*Supplied information*
----------------

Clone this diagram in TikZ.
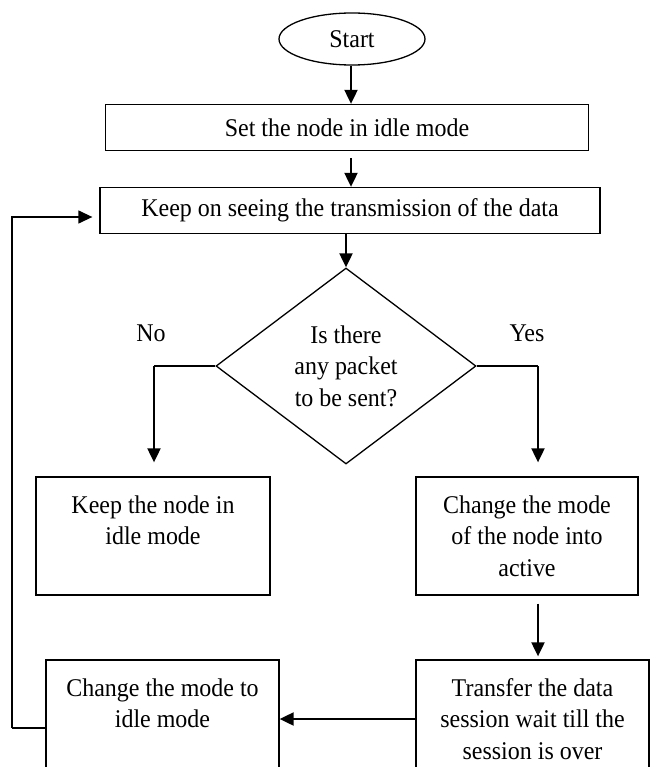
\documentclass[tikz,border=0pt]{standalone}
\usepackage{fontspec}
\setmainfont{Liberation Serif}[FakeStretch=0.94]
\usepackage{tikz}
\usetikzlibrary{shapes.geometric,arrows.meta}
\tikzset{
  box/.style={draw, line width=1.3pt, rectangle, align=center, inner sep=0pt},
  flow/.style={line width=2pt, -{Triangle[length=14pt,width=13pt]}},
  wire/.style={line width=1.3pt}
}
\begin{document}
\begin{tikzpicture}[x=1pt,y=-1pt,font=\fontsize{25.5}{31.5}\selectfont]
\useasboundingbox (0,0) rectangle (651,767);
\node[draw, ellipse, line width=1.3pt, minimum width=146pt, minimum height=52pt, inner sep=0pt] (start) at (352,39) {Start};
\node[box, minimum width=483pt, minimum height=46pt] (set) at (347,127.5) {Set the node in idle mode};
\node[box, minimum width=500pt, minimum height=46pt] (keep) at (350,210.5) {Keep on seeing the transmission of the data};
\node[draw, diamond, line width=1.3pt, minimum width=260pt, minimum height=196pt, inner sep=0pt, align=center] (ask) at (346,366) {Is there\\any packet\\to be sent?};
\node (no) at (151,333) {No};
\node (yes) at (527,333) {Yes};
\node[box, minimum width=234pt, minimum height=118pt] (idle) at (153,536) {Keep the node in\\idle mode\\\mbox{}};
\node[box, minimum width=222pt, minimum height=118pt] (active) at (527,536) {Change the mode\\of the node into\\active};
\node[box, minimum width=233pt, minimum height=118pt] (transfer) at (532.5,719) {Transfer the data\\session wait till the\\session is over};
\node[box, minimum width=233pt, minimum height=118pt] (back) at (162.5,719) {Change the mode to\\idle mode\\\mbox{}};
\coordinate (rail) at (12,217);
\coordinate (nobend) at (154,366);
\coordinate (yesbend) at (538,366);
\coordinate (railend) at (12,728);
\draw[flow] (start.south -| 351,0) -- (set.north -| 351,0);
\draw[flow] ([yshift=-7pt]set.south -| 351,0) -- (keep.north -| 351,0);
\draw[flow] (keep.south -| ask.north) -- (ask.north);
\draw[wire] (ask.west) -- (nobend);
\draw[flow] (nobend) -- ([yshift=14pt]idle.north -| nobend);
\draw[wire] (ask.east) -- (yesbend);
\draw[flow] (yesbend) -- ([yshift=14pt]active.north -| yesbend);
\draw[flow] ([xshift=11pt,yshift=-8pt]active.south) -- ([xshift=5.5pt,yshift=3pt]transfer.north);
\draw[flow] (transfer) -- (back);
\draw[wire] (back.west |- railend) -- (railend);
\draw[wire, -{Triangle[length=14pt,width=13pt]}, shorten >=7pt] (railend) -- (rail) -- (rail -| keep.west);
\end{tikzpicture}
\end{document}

----------------

*Exercise aim*
Without the pictures, retype the whole of the material above exactly.

*Answer to this task*
Clone this diagram in TikZ.
\documentclass[tikz,border=0pt]{standalone}
\usepackage{fontspec}
\setmainfont{Liberation Serif}[FakeStretch=0.94]
\usepackage{tikz}
\usetikzlibrary{shapes.geometric,arrows.meta}
\tikzset{
  box/.style={draw, line width=1.3pt, rectangle, align=center, inner sep=0pt},
  flow/.style={line width=2pt, -{Triangle[length=14pt,width=13pt]}},
  wire/.style={line width=1.3pt}
}
\begin{document}
\begin{tikzpicture}[x=1pt,y=-1pt,font=\fontsize{25.5}{31.5}\selectfont]
\useasboundingbox (0,0) rectangle (651,767);
\node[draw, ellipse, line width=1.3pt, minimum width=146pt, minimum height=52pt, inner sep=0pt] (start) at (352,39) {Start};
\node[box, minimum width=483pt, minimum height=46pt] (set) at (347,127.5) {Set the node in idle mode};
\node[box, minimum width=500pt, minimum height=46pt] (keep) at (350,210.5) {Keep on seeing the transmission of the data};
\node[draw, diamond, line width=1.3pt, minimum width=260pt, minimum height=196pt, inner sep=0pt, align=center] (ask) at (346,366) {Is there\\any packet\\to be sent?};
\node (no) at (151,333) {No};
\node (yes) at (527,333) {Yes};
\node[box, minimum width=234pt, minimum height=118pt] (idle) at (153,536) {Keep the node in\\idle mode\\\mbox{}};
\node[box, minimum width=222pt, minimum height=118pt] (active) at (527,536) {Change the mode\\of the node into\\active};
\node[box, minimum width=233pt, minimum height=118pt] (transfer) at (532.5,719) {Transfer the data\\session wait till the\\session is over};
\node[box, minimum width=233pt, minimum height=118pt] (back) at (162.5,719) {Change the mode to\\idle mode\\\mbox{}};
\coordinate (rail) at (12,217);
\coordinate (nobend) at (154,366);
\coordinate (yesbend) at (538,366);
\coordinate (railend) at (12,728);
\draw[flow] (start.south -| 351,0) -- (set.north -| 351,0);
\draw[flow] ([yshift=-7pt]set.south -| 351,0) -- (keep.north -| 351,0);
\draw[flow] (keep.south -| ask.north) -- (ask.north);
\draw[wire] (ask.west) -- (nobend);
\draw[flow] (nobend) -- ([yshift=14pt]idle.north -| nobend);
\draw[wire] (ask.east) -- (yesbend);
\draw[flow] (yesbend) -- ([yshift=14pt]active.north -| yesbend);
\draw[flow] ([xshift=11pt,yshift=-8pt]active.south) -- ([xshift=5.5pt,yshift=3pt]transfer.north);
\draw[flow] (transfer) -- (back);
\draw[wire] (back.west |- railend) -- (railend);
\draw[wire, -{Triangle[length=14pt,width=13pt]}, shorten >=7pt] (railend) -- (rail) -- (rail -| keep.west);
\end{tikzpicture}
\end{document}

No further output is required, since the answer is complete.